De ahí su amor por los animales pequeños, por los espacios minúsculos, por los
seres deformes y perseguidos; por todo lo que vive en los intersticios, en la
frontera, abierto a un mundo prehumano. Su amor por los objetos inútiles, los
insectos, los ratones, los perros; su concepción del escritor como alguien que
debe desaparecer para llevar a cabo su obra. El inquilino de la vida
desfigurada, le llamó Walter Benjamin.
Nuestro
tiempo ha dado la espalda a ese mundo desfigurado y ha dejado de pedir al
jorobadito que lo visite. En su ausencia, se crean Institutos de la Felicidad,
se escriben manuales de autoayuda, se fundan seminarios de risoterapia y
talleres de cómo educar a los bebés. El mundo se ha poblado de psicólogos,
expertos en técnicas de relajación y charlatanes que hablan sin descanso de la
necesidad de ser positivos, de no dejarse llevar por la melancolía y de la
inutilidad del sufrimiento. Según ellos, la cultura debe ser lo más parecido a
una fiesta de cumpleaños infantil, un espacio de diversión y juegos
interminables. Pero “divertirse”, escribe Adorno, “significa siempre que no hay
que pensar, que hay que olvidar el dolor, incluso allí donde se muestra. La
impotencia está en su base.
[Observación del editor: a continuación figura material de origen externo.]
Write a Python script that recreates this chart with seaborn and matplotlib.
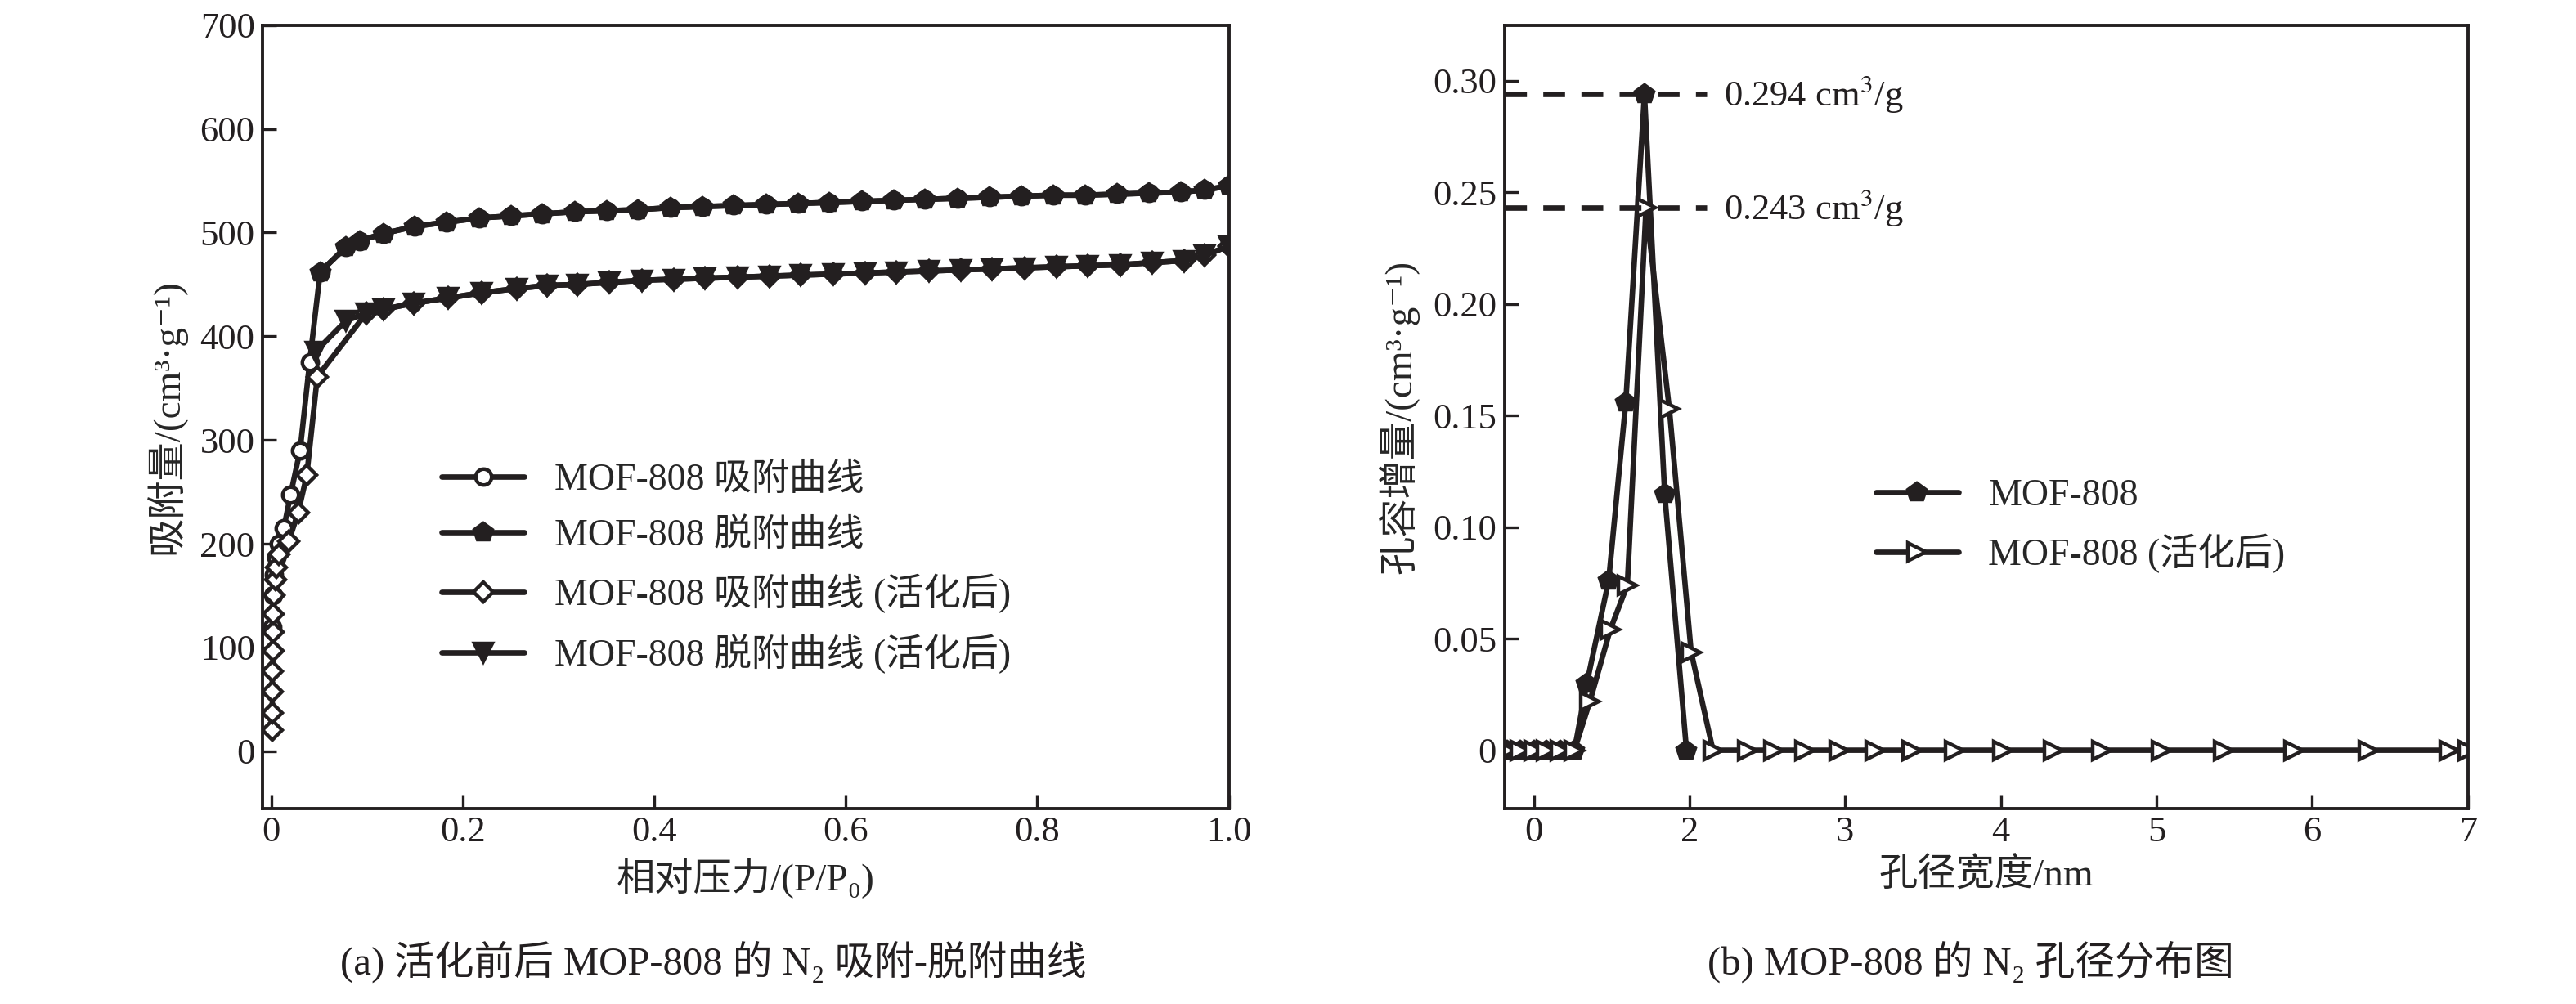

Es, en verdad, huida, pero no, como se afirma,
huida de la mala realidad, sino del último pensamiento de resistencia que esa
realidad haya podido dejar aún”.
Hace
unos meses, y tras hablar de la lectura en un instituto, una chica levantó la
mano y me preguntó atribulada qué pasaba si a alguien no le gustaba leer.
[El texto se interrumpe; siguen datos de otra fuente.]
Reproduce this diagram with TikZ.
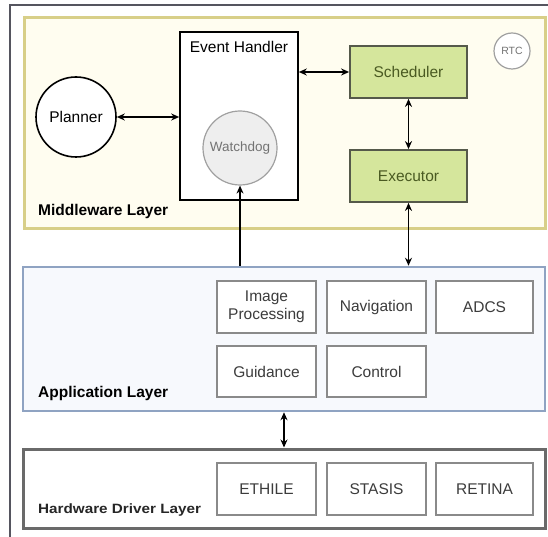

Comprendí que se refería a ella misma, y que sufría al sentirse excluida de
aquella vida de la que yo había hablado con tanto entusiasmo. Me bastó con ver
la expresión de su rostro al decir aquello para saber que el jorobadito la
visitaba. Era él quien se las arreglaba para que no le gustara leer, para hacer
que le creciera una joroba. No todos los que leen reciben esa visita, ni mucho
menos. Para que sea así tenemos que quedarnos sin voz, como le pasaba a aquella
chica tan triste. Todos los grandes personajes de la literatura, los
personajes, por ejemplo, de las obras de Dostoievski o de Faulkner, son como
ella. Todos cargan algo, todos hacen cosas que no deben y sufren a causa de su
joroba. ¿No es eso lo que nos sucede con nuestra sexualidad? ¿No es el sexo la
joroba del cuerpo: su botín y su culpa?
“Perdemos
al ganar. / Y, al saberlo, tiramos / nuestros dados de nuevo”, escribe Emily
Dickinson en uno de sus poemas. ¿Qué tiene que ver esto con la concepción de la
educación y la cultura como ganancia, rentabilidad o bien de consumo? En los
planes de estudio desaparecen las asignaturas, como la filosofía y la
literatura, que hablan del jorobadito y su pandilla y se sustituyen por otras
que solo buscan adoctrinar a los niños. Todo se reduce a un interminable y
tedioso culto a los exámenes, la autoridad y la eficacia. Sin embargo, la
verdadera cultura no tiene que ver con el deseo de éxito o de notoriedad, sino
con el deseo de ser y de saber. El verdadero lector no busca en los libros lo
que le halaga o confirma, sino lo que le niega y disloca: busca lo que no
tiene.
Leer
es tirar los dados de nuevo. “Las músicas oídas son dulces, pero / más dulces
son las no oídas”, escribe John Keats en su poema Sobre una urna griega. Leer
es rezar al jorobadito para que aparezca y lo ponga todo patas arriba. No dar
nada por hecho, ni siquiera que la cartera que dejamos al acostarnos en la
mesilla vaya a estar por la mañana en el mismo lugar. Porque ¿acaso somos
dueños de algo? ¿Lo somos de nuestras vidas y deseos? Un mundo abierto, poblado
de encuentros inesperados y locas canciones, un mundo sin cosas es lo que nos
promete el jorobadito. Por eso es importante que lo recemos cada noche, aun
sabiendo que su visita nos complicará la vida. Tal gentuza es la verdadera
pandilla de nuestro ángel de la guarda.